Mesela, kız çocuğumuza toz almayı öğretiyoruz da, niye oğlumuzun ayağına bir bardak su getiriyoruz? Evde yemekleri niye sadece anneler yapıyor ve onlara kız çocukları yardım ediyor? Niye eşlerin ve erkek çocukların sevdiği yemekler pişiyor? Ve neden ilk onlara servis ediliyor? ‘‘Önce evin reisi.’’ deniyor? Peki, babalar evden uzaklaşırken, neden evi erkek çocuklarına emanet ediyorlar? Orada koskoca anne dururken, beş yaşındaki oğlan mı koruyacakmış ablasıyla-annesini? Bağda çalışıp, okulda ders verip, gündüz hamur açıp-satıp, hastanede hasta bakıp, sonra koşa koşa evlere gelip, yemeğimizi yapıyoruz, yetmiyor çamaşır yıkıyoruz-ütülüyoruz, bitmiyor evi temizliyoruz... Sonra (en azından Batı’da bazı hanelerde) bir söylem doğuyor, ‘‘Hayat müşterek.’’ Gerçekten sizin evinizde hayat müşterek mi? Kendinize bir sorar mısınız lütfen. Çünkü benim etrafımda kocalarından şikayet eden o kadar çok arkadaşım var ki; hiç yardım etmiyor diye... Bizim eşlerimizi anaları büyütüyor, ardından biz de annelerinin sistemini devam ettiriyoruz evliliğimizde.

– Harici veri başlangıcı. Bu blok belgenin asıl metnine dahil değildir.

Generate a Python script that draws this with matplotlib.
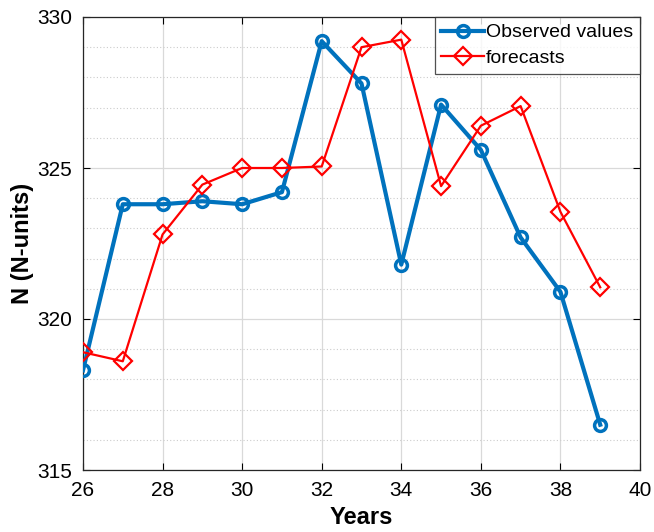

Bir de sözlü, fiziksel şiddet mevcut. Kadın üniversitede çok saygın bir öğretim görevlisi ama evde kocasının kölesi. Kadın çiftçi-mimar-mühendis-aşçı-temizlik görevlisi-doktor-ev hanımı-anne ama eşinin işçisi. Yeri gelince sinirini çıkaracağı boks torbası, yeri gelince sözle rencide edip-rahatlayacağı atış tahtası...

Biz daha sevgili damadımıza, kız yetiştirelim... Ama gelinler el çocuğu, kimse onlara eş yetiştirmesin! Erkeklerimiz kıymetli. Aman elleri sıcak sudan, soğuk suya girmesin. İşten, kahveden geldiklerinde ayaklarını uzatıp, otursunlar. Tüm gün evde temizlik yapan-çocukları peşinde koşturan, tarlada canı çıkan, işyerinde yorgunluktan perişan olan kadın, eve gelip erkeklere hizmet etsin. Aman bu düzeni sakın değiştirmeye kalmayın anneler-kayınvalideler, zira biliyoruz sizin oğlanlar kıymetli. Kızlar da değerli tabii de, işte sadece kalbinizde. Erkeğin de kızın da sevgileri bir... Ama icraatta değil...

8 Mart Dünya Kadınlar Günü’müz bu sene de kutlanmayı hak etmiyor. Tecavüz, şiddet, saldırı, cinayet haberleri bir yıl biter, en küçük toplum parçası olan ailelerimizde işleyiş değişirse eğer, o gün kadınlar günümüzü coşkuyla kutlarız. Bir gün-bir asırda, değerimizin erkekler-kendimiz-toplum tarafından anlaşılarak, mutlulukla kutlanması dileğiyle... Umut var olmadıkça, yaşıyor sayılmayız.

‘‘En güzel hediye çiçektir.’’ derler, bence değil. Çiçekler dağda, bayırda güzel. Eldeyse soluyorlar iki güne, küsüyorlar bize, onları öldürdüğümüz için. Ama tüm kadınlara, hayali çiçekler gönderiyorum, en sevdiklerinden, mis kokulu... Ve diliyorum ki; en güzel hediyeyi alırsınız eşlerinizden, oğullarınızdan, babalarınızdan, abilerinizden... Her sabaha güler yüzle uyanırsınız, iki çift tatlı söz duyarsınız, huzurla yaslarsınız başınızı omuzlarına, güvenle sarılırsınız onlara, sözünüz onlarınkiyle bir gelir, istekleriniz onlarınkine eş değer, kazancınız bir, yaşanılanlar-hissedilenler aynı, hayatınız müşterek olur. Unutmayın, bunu ancak biz kadınlar başarabiliriz. Hep bir elden. Bugün değişim başlarsa, yarın tohumunu verir, öbür gün filizlenir, gelecek yıllar ağaç olur, yeşerir.

Not: Bir toplumun kökten değişmesi için aileleri eğitmek gerekirmiş ve bu eğitim tamamlandıktan 20 yıl sonra istenilen yaşam biçimine ulaşılabilirmiş. Biz kendimizi değiştirelim, bakış açımızı doğru yöne çevirelim, çocuklarımızı gerektiği gibi büyütelim, bu topluma katkı sağladığımızı bilerek yaşayalım, gerisi gelecek, merak etmeyin.